Creating the visNetwork Graph

Show the code
visNetwork(
    nodes_fish1, 
    edges_fish
  ) %>%
  visPhysics(solver = "forceAtlas2Based",
               forceAtlas2Based = list(gravitationalConstant = -100)) %>%
  visIgraphLayout(
    layout = "layout_with_fr"
  ) %>%
  visGroups(groupname = "Company",
            color = "yellow") %>%
  visGroups(groupname = "Beneficial Owner",
            color = "lightblue") %>%
  visLegend() %>%
  visEdges(
    arrows = "to"
  ) %>%
  visOptions(
    highlightNearest = list(enabled = T, degree = 2, hover = T),
    nodesIdSelection = TRUE,
    selectedBy = "group",
    collapse = TRUE)
Note

It is interesting to note that there are no personnel that are beneficial owners of more than 1 companies for these “large” or extensive companies. There is a possibility that they do not want to have multiple owners for fear of a conflict of interest or corporate espionage. While this is not necessarily anomalous behaviour, it is an interesting point to note, and it may even be representative of the different cartels in the fish industry.

4. Conclusion

Exploring the networks between the various type of nodes or players in the space has been useful to visualising the relationships between the different parties.
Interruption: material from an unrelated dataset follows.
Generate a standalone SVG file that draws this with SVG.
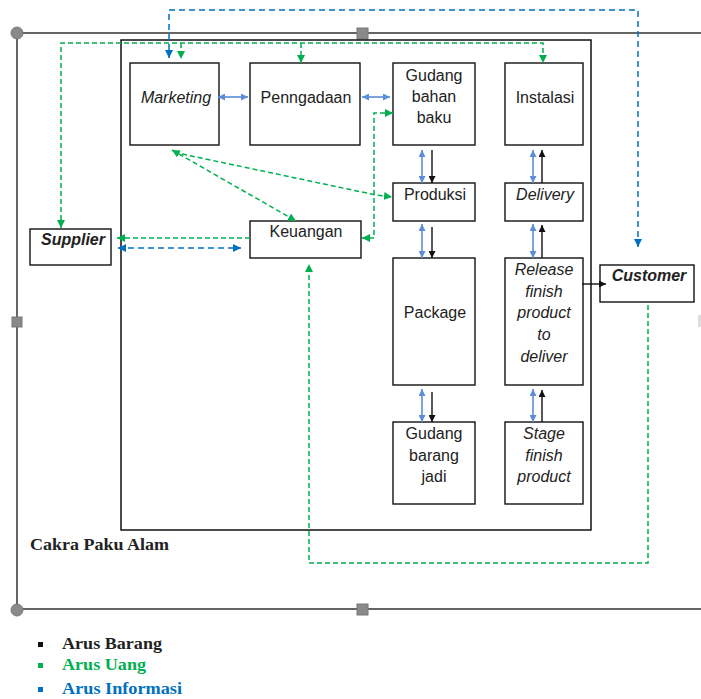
<svg xmlns="http://www.w3.org/2000/svg" width="701" height="699" viewBox="0 0 701 699">
<style>
.box{fill:#fff;stroke:#111;stroke-width:1.4}
.frame{fill:none;stroke:#333;stroke-width:1.5}
.t{font-family:"Liberation Sans",Arial,sans-serif;font-size:16px;fill:#222;text-anchor:middle}
.i{font-style:italic}
.b{font-weight:bold}
.g{fill:none;stroke:#00B050;stroke-width:1.5;stroke-dasharray:5 3}
.bd{fill:none;stroke:#0070C0;stroke-width:1.5;stroke-dasharray:6 4}
.lb{fill:none;stroke:#5B8ED6;stroke-width:1.6}
.k{fill:none;stroke:#111;stroke-width:1.4}
.leg{font-family:"Liberation Serif","Times New Roman",serif;font-size:17px;font-weight:bold}
.h{fill:#8a8a8a;stroke:#777;stroke-width:1}
</style>
<defs>
<marker id="mG" viewBox="0 0 10 10" refX="10" refY="5" markerUnits="userSpaceOnUse" markerWidth="8" markerHeight="8" orient="auto-start-reverse"><path d="M0,0 L10,5 L0,10 z" fill="#00B050"/></marker>
<marker id="mB" viewBox="0 0 10 10" refX="10" refY="5" markerUnits="userSpaceOnUse" markerWidth="8" markerHeight="8" orient="auto-start-reverse"><path d="M0,0 L10,5 L0,10 z" fill="#0070C0"/></marker>
<marker id="mL" viewBox="0 0 10 10" refX="10" refY="5" markerUnits="userSpaceOnUse" markerWidth="7" markerHeight="7" orient="auto-start-reverse"><path d="M0,0 L10,5 L0,10 z" fill="#5B8ED6"/></marker>
<marker id="mK" viewBox="0 0 10 10" refX="10" refY="5" markerUnits="userSpaceOnUse" markerWidth="7" markerHeight="7" orient="auto-start-reverse"><path d="M0,0 L10,5 L0,10 z" fill="#111"/></marker>
</defs>
<rect width="701" height="699" fill="#fff"/>
<g id="outer-frame">
<path class="frame" d="M701,33 H17 V609 H701"/>
<circle class="h" cx="17" cy="33" r="6"/>
<circle class="h" cx="17" cy="610" r="6"/>
<rect class="h" x="357" y="28" width="11" height="11"/>
<rect class="h" x="357" y="604" width="11" height="11"/>
<rect class="h" x="12" y="317" width="10" height="10"/>
<rect x="698" y="315" width="4" height="12" fill="#ddd"/>
</g>
<g id="inner-frame"><rect x="121" y="40" width="470" height="490" fill="none" stroke="#111" stroke-width="1.5"/></g>
<g id="marketing"><rect class="box" x="130" y="63" width="89" height="82"/><text class="t i" x="176" y="102.5">Marketing</text></g>
<g id="penngadaan"><rect class="box" x="250" y="63" width="110" height="82"/><text class="t" x="306" y="102.5">Penngadaan</text></g>
<g id="gudang-bahan-baku"><rect class="box" x="393" y="63" width="82" height="82"/><text class="t" x="434"><tspan x="434" y="80.5">Gudang</tspan><tspan x="434" y="102">bahan</tspan><tspan x="434" y="123">baku</tspan></text></g>
<g id="instalasi"><rect class="box" x="505" y="63" width="78" height="82"/><text class="t" x="545" y="102.5">Instalasi</text></g>
<g id="produksi"><rect class="box" x="393" y="183" width="82" height="38"/><text class="t" x="435" y="199.5">Produksi</text></g>
<g id="delivery"><rect class="box" x="505" y="183" width="78" height="38"/><text class="t i" x="545" y="199.5">Delivery</text></g>
<g id="keuangan"><rect class="box" x="250" y="221" width="111" height="37"/><text class="t" x="306" y="236.5">Keuangan</text></g>
<g id="supplier"><rect class="box" x="30" y="229" width="81" height="36"/><text class="t i b" x="73" y="245">Supplier</text></g>
<g id="customer"><rect class="box" x="600" y="265" width="94" height="37"/><text class="t i b" x="649" y="281">Customer</text></g>
<g id="package"><rect class="box" x="393" y="258" width="82" height="127"/><text class="t" x="435" y="318">Package</text></g>
<g id="release"><rect class="box" x="505" y="258" width="78" height="127"/><text class="t i" x="544"><tspan x="544" y="274.5">Release</tspan><tspan x="544" y="296.5">finish</tspan><tspan x="544" y="318">product</tspan><tspan x="544" y="340">to</tspan><tspan x="544" y="362">deliver</tspan></text></g>
<g id="gudang-barang-jadi"><rect class="box" x="393" y="422" width="82" height="82"/><text class="t" x="434"><tspan x="434" y="438.5">Gudang</tspan><tspan x="434" y="460.5">barang</tspan><tspan x="434" y="482">jadi</tspan></text></g>
<g id="stage"><rect class="box" x="505" y="422" width="78" height="82"/><text class="t i" x="544"><tspan x="544" y="438.5">Stage</tspan><tspan x="544" y="460.5">finish</tspan><tspan x="544" y="482">product</tspan></text></g>
<g id="connectors">
<path class="bd" d="M638,247 V10 H169 V58" marker-end="url(#mB)"/>
<path class="bd" d="M638,240 V247" marker-end="url(#mB)"/>
<line class="bd" x1="118" y1="248" x2="241" y2="248" marker-start="url(#mB)" marker-end="url(#mB)"/>
<path class="g" d="M61,228 V43 H543 V63" marker-start="url(#mG)" marker-end="url(#mG)"/>
<line class="g" x1="181" y1="43" x2="181" y2="59" marker-end="url(#mG)"/>
<line class="g" x1="301" y1="43" x2="301" y2="63" marker-end="url(#mG)"/>
<line class="g" x1="250" y1="238" x2="117" y2="238" marker-end="url(#mG)"/>
<line class="g" x1="172" y1="150" x2="296" y2="221" marker-start="url(#mG)" marker-end="url(#mG)"/>
<path class="g" d="M182,154 L376,195 L392,197" marker-end="url(#mG)"/>
<path class="g" d="M393,113 H374 V238 H362" marker-start="url(#mG)" marker-end="url(#mG)"/>
<path class="g" d="M648,305 V563 H309 V264" marker-end="url(#mG)"/>
<line class="lb" x1="218" y1="97" x2="248" y2="97" marker-start="url(#mL)" marker-end="url(#mL)"/>
<line class="lb" x1="362" y1="97" x2="390" y2="97" marker-start="url(#mL)" marker-end="url(#mL)"/>
<line class="lb" x1="422" y1="150" x2="422" y2="183" marker-start="url(#mL)" marker-end="url(#mL)"/>
<line class="lb" x1="422" y1="224" x2="422" y2="258" marker-start="url(#mL)" marker-end="url(#mL)"/>
<line class="lb" x1="422" y1="389" x2="422" y2="422" marker-start="url(#mL)" marker-end="url(#mL)"/>
<line class="lb" x1="533" y1="150" x2="533" y2="183" marker-start="url(#mL)" marker-end="url(#mL)"/>
<line class="lb" x1="533" y1="224" x2="533" y2="258" marker-start="url(#mL)" marker-end="url(#mL)"/>
<line class="lb" x1="533" y1="389" x2="533" y2="422" marker-start="url(#mL)" marker-end="url(#mL)"/>
<line class="k" x1="432" y1="150" x2="432" y2="183" marker-end="url(#mK)"/>
<line class="k" x1="432" y1="227" x2="432" y2="258" marker-end="url(#mK)"/>
<line class="k" x1="432" y1="392" x2="432" y2="422" marker-end="url(#mK)"/>
<line class="k" x1="542" y1="183" x2="542" y2="150" marker-end="url(#mK)"/>
<line class="k" x1="542" y1="258" x2="542" y2="225" marker-end="url(#mK)"/>
<line class="k" x1="542" y1="422" x2="542" y2="390" marker-end="url(#mK)"/>
<line class="k" x1="582" y1="284" x2="606" y2="284" marker-end="url(#mK)"/>
</g>
<g id="label"><text class="leg" x="30" y="550" fill="#222" textLength="139" lengthAdjust="spacingAndGlyphs">Cakra Paku Alam</text></g>
<g id="legend">
<rect x="38" y="642" width="5" height="5" fill="#111"/>
<rect x="38" y="663" width="5" height="5" fill="#00B050"/>
<rect x="38" y="687" width="5" height="5" fill="#0070C0"/>
<text class="leg" x="62" y="649" fill="#222" textLength="100" lengthAdjust="spacingAndGlyphs">Arus Barang</text>
<text class="leg" x="62" y="670" fill="#00B050" textLength="84" lengthAdjust="spacingAndGlyphs">Arus Uang</text>
<text class="leg" x="62" y="694" fill="#0070C0" textLength="120" lengthAdjust="spacingAndGlyphs">Arus Informasi</text>
</g>
</svg>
It has yielded interesting insights on how certain companies may wield more autonomy, or how certain companies, despite being expansive, may be hiding behind unreported revenues.

For future work, the additional column of product services can be sorted and analysed using text analytics methods, to provide an additional layer of to the overall visualisation of networks and information in this project.